**Given request:**
Pictures stay out of the copy; set down each line of the listing below exactly.

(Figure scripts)

START

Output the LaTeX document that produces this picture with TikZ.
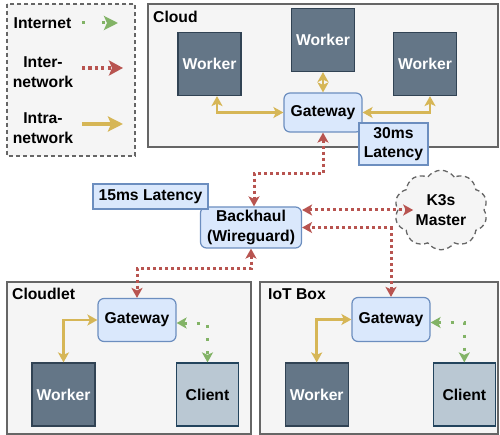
\documentclass[tikz,border=0pt]{standalone}
\usepackage{fontspec}
\setmainfont{Liberation Sans}
\usetikzlibrary{arrows.meta,shapes.symbols,calc}
\definecolor{grpfill}{HTML}{F5F5F5}
\definecolor{grpline}{HTML}{666666}
\definecolor{wfill}{HTML}{647687}
\definecolor{wline}{HTML}{314354}
\definecolor{cfill}{HTML}{BAC8D3}
\definecolor{cline}{HTML}{23445D}
\definecolor{gfill}{HTML}{DAE8FC}
\definecolor{gline}{HTML}{6C8EBF}
\definecolor{redc}{HTML}{B85450}
\definecolor{yelc}{HTML}{D6B656}
\definecolor{grnc}{HTML}{82B366}
\tikzset{
  lbl/.style={font=\bfseries\fontsize{15.7}{19.5}\selectfont, align=center, inner sep=0},
  grp/.style={draw=grpline, fill=grpfill, line width=1.3pt},
  grplabel/.style={lbl, anchor=west},
  worker/.style={lbl, draw=wline, fill=wfill, line width=1.2pt, text=white, minimum width=63pt, minimum height=63pt},
  client/.style={lbl, draw=cline, fill=cfill, line width=1.2pt, minimum width=62pt, minimum height=63pt},
  gw/.style={lbl, draw=gline, fill=gfill, line width=1.2pt, rounded corners=6pt, minimum width=78pt, minimum height=41pt},
  lat/.style={lbl, draw=gline, fill=gfill, line width=1.2pt},
  yarr/.style={draw=yelc, line width=2.8pt, {Stealth[length=10pt,width=11pt,inset=2.5pt]}-{Stealth[length=10pt,width=11pt,inset=2.5pt]}},
  rarr/.style={draw=redc, line width=3pt, dash pattern=on 3pt off 3pt, {Stealth[length=10pt,width=11pt,inset=2.5pt]}-{Stealth[length=10pt,width=11pt,inset=2.5pt]}},
  garr/.style={draw=grnc, line width=3pt, dash pattern=on 3pt off 10pt, {Stealth[length=10pt,width=11pt,inset=2.5pt]}-{Stealth[length=10pt,width=11pt,inset=2.5pt]}},
}
\begin{document}
\begin{tikzpicture}[x=1pt,y=-1pt]
\useasboundingbox (0,0) rectangle (500,435);
% legend
\draw[draw=grpline, fill=grpfill, line width=1.3pt, dash pattern=on 4pt off 3pt] (7,4) rectangle (135,156);
\node[lbl] (lgi) at (42.5,23) {Internet};
\node[lbl] (lge) at (43,72) {Inter-\\network};
\node[lbl] (lga) at (43,128) {Intra-\\network};
\coordinate (gi1) at (82,23); \coordinate (gi2) at (118,23);
\coordinate (ge1) at (82,68); \coordinate (ge2) at (123,68);
\coordinate (ga1) at (82,124); \coordinate (ga2) at (123,124);
\draw[draw=grnc, line width=3pt, dash pattern=on 3pt off 17pt, -{Stealth[length=14pt,width=14pt,inset=3pt]}] (gi1) -- (gi2);
\draw[draw=redc, line width=3.2pt, dash pattern=on 3.2pt off 3.2pt, -{Stealth[length=14pt,width=15pt,inset=3pt]}] (ge1) -- (ge2);
\draw[draw=yelc, line width=3.2pt, -{Stealth[length=15pt,width=15pt,inset=3pt]}] (ga1) -- (ga2);

% groups
\draw[grp] (148,4) rectangle (498,147);
\node[grplabel] (lcloud) at (153,17) {Cloud};
\draw[grp] (7,282) rectangle (251,434);
\node[grplabel] (lcloudlet) at (12,294) {Cloudlet};
\draw[grp] (260,282) rectangle (498,434);
\node[grplabel] (liot) at (268,294) {IoT Box};

% cloud nodes
\node[worker] (wl) at (209.5,64) {Worker};
\node[worker] (wm) at (323,40) {Worker};
\node[worker] (wr) at (425,64) {Worker};
\node[gw, minimum height=39pt] (gwc) at (323,112.5) {Gateway};

% backhaul and k3s
\node[gw, minimum width=101pt] (bh) at (251,227.5) {Backhaul\\(Wireguard)};
\node[lat, minimum width=115pt, minimum height=25pt] (lat15) at (150.5,196.5) {15ms Latency};
\node[cloud, cloud puffs=10, cloud puff arc=110, draw=grpline, fill=grpfill, line width=1.3pt, dash pattern=on 5pt off 3.5pt, minimum width=93pt, minimum height=74pt, lbl] (k3s) at (441,210) {K3s\\Master};

% cloudlet nodes
\node[gw, minimum height=43pt] (gwl) at (137,320) {Gateway};
\node[worker] (wkl) at (63.5,394.5) {Worker};
\node[client] (cll) at (207.5,394.5) {Client};

% iot nodes
\node[gw, minimum height=44pt] (gwi) at (391,319.5) {Gateway};
\node[worker] (wki) at (316.7,394.5) {Worker};
\node[client] (cli) at (464.3,394.5) {Client};

% cloud connectors
\draw[yarr] ([xshift=7.5pt]wl.south) |- (gwc.west);
\draw[yarr] (wm.south) -- (gwc.north);
\draw[yarr] ([xshift=5pt]wr.south) |- (gwc.east);

% red connectors
\draw[rarr] (gwc.south) -- ++(0,41) -| ([xshift=3pt]bh.north);
\draw[rarr] (bh.east |- k3s.west) -- ([xshift=16pt]k3s.west);
\draw[rarr] (gwi.north) |- (bh.east);
\draw[rarr] (bh.south) -- ++(0,20) -| (gwl.north);

% latency box on top
\node[lat, minimum width=69pt, minimum height=42pt] (lat30) at (393.5,144) {30ms\\Latency};

% cloudlet connectors
\draw[yarr] (gwl.west) -| (wkl.north);
\draw[garr] ([yshift=-3pt]gwl.east) -| (cll.north);
% iot connectors
\draw[yarr] (gwi.west) -| (wki.north);
\draw[garr] ([yshift=-3pt]gwi.east) -| (cli.north);
\end{tikzpicture}
\end{document}
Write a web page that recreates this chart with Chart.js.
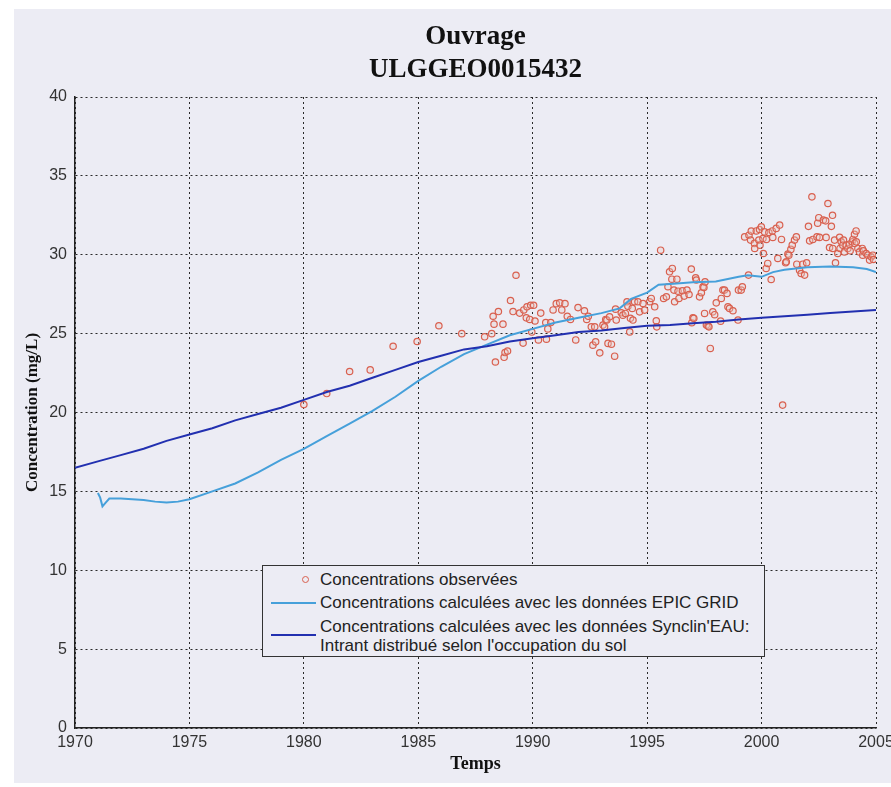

END

**Reply to the exercise:**
Output the LaTeX document that produces this picture with TikZ.
\documentclass[tikz,border=0pt]{standalone}
\usepackage{fontspec}
\setmainfont{Liberation Sans}
\usetikzlibrary{arrows.meta,shapes.symbols,calc}
\definecolor{grpfill}{HTML}{F5F5F5}
\definecolor{grpline}{HTML}{666666}
\definecolor{wfill}{HTML}{647687}
\definecolor{wline}{HTML}{314354}
\definecolor{cfill}{HTML}{BAC8D3}
\definecolor{cline}{HTML}{23445D}
\definecolor{gfill}{HTML}{DAE8FC}
\definecolor{gline}{HTML}{6C8EBF}
\definecolor{redc}{HTML}{B85450}
\definecolor{yelc}{HTML}{D6B656}
\definecolor{grnc}{HTML}{82B366}
\tikzset{
  lbl/.style={font=\bfseries\fontsize{15.7}{19.5}\selectfont, align=center, inner sep=0},
  grp/.style={draw=grpline, fill=grpfill, line width=1.3pt},
  grplabel/.style={lbl, anchor=west},
  worker/.style={lbl, draw=wline, fill=wfill, line width=1.2pt, text=white, minimum width=63pt, minimum height=63pt},
  client/.style={lbl, draw=cline, fill=cfill, line width=1.2pt, minimum width=62pt, minimum height=63pt},
  gw/.style={lbl, draw=gline, fill=gfill, line width=1.2pt, rounded corners=6pt, minimum width=78pt, minimum height=41pt},
  lat/.style={lbl, draw=gline, fill=gfill, line width=1.2pt},
  yarr/.style={draw=yelc, line width=2.8pt, {Stealth[length=10pt,width=11pt,inset=2.5pt]}-{Stealth[length=10pt,width=11pt,inset=2.5pt]}},
  rarr/.style={draw=redc, line width=3pt, dash pattern=on 3pt off 3pt, {Stealth[length=10pt,width=11pt,inset=2.5pt]}-{Stealth[length=10pt,width=11pt,inset=2.5pt]}},
  garr/.style={draw=grnc, line width=3pt, dash pattern=on 3pt off 10pt, {Stealth[length=10pt,width=11pt,inset=2.5pt]}-{Stealth[length=10pt,width=11pt,inset=2.5pt]}},
}
\begin{document}
\begin{tikzpicture}[x=1pt,y=-1pt]
\useasboundingbox (0,0) rectangle (500,435);
% legend
\draw[draw=grpline, fill=grpfill, line width=1.3pt, dash pattern=on 4pt off 3pt] (7,4) rectangle (135,156);
\node[lbl] (lgi) at (42.5,23) {Internet};
\node[lbl] (lge) at (43,72) {Inter-\\network};
\node[lbl] (lga) at (43,128) {Intra-\\network};
\coordinate (gi1) at (82,23); \coordinate (gi2) at (118,23);
\coordinate (ge1) at (82,68); \coordinate (ge2) at (123,68);
\coordinate (ga1) at (82,124); \coordinate (ga2) at (123,124);
\draw[draw=grnc, line width=3pt, dash pattern=on 3pt off 17pt, -{Stealth[length=14pt,width=14pt,inset=3pt]}] (gi1) -- (gi2);
\draw[draw=redc, line width=3.2pt, dash pattern=on 3.2pt off 3.2pt, -{Stealth[length=14pt,width=15pt,inset=3pt]}] (ge1) -- (ge2);
\draw[draw=yelc, line width=3.2pt, -{Stealth[length=15pt,width=15pt,inset=3pt]}] (ga1) -- (ga2);

% groups
\draw[grp] (148,4) rectangle (498,147);
\node[grplabel] (lcloud) at (153,17) {Cloud};
\draw[grp] (7,282) rectangle (251,434);
\node[grplabel] (lcloudlet) at (12,294) {Cloudlet};
\draw[grp] (260,282) rectangle (498,434);
\node[grplabel] (liot) at (268,294) {IoT Box};

% cloud nodes
\node[worker] (wl) at (209.5,64) {Worker};
\node[worker] (wm) at (323,40) {Worker};
\node[worker] (wr) at (425,64) {Worker};
\node[gw, minimum height=39pt] (gwc) at (323,112.5) {Gateway};

% backhaul and k3s
\node[gw, minimum width=101pt] (bh) at (251,227.5) {Backhaul\\(Wireguard)};
\node[lat, minimum width=115pt, minimum height=25pt] (lat15) at (150.5,196.5) {15ms Latency};
\node[cloud, cloud puffs=10, cloud puff arc=110, draw=grpline, fill=grpfill, line width=1.3pt, dash pattern=on 5pt off 3.5pt, minimum width=93pt, minimum height=74pt, lbl] (k3s) at (441,210) {K3s\\Master};

% cloudlet nodes
\node[gw, minimum height=43pt] (gwl) at (137,320) {Gateway};
\node[worker] (wkl) at (63.5,394.5) {Worker};
\node[client] (cll) at (207.5,394.5) {Client};

% iot nodes
\node[gw, minimum height=44pt] (gwi) at (391,319.5) {Gateway};
\node[worker] (wki) at (316.7,394.5) {Worker};
\node[client] (cli) at (464.3,394.5) {Client};

% cloud connectors
\draw[yarr] ([xshift=7.5pt]wl.south) |- (gwc.west);
\draw[yarr] (wm.south) -- (gwc.north);
\draw[yarr] ([xshift=5pt]wr.south) |- (gwc.east);

% red connectors
\draw[rarr] (gwc.south) -- ++(0,41) -| ([xshift=3pt]bh.north);
\draw[rarr] (bh.east |- k3s.west) -- ([xshift=16pt]k3s.west);
\draw[rarr] (gwi.north) |- (bh.east);
\draw[rarr] (bh.south) -- ++(0,20) -| (gwl.north);

% latency box on top
\node[lat, minimum width=69pt, minimum height=42pt] (lat30) at (393.5,144) {30ms\\Latency};

% cloudlet connectors
\draw[yarr] (gwl.west) -| (wkl.north);
\draw[garr] ([yshift=-3pt]gwl.east) -| (cll.north);
% iot connectors
\draw[yarr] (gwi.west) -| (wki.north);
\draw[garr] ([yshift=-3pt]gwi.east) -| (cli.north);
\end{tikzpicture}
\end{document}
Write a web page that recreates this chart with Chart.js.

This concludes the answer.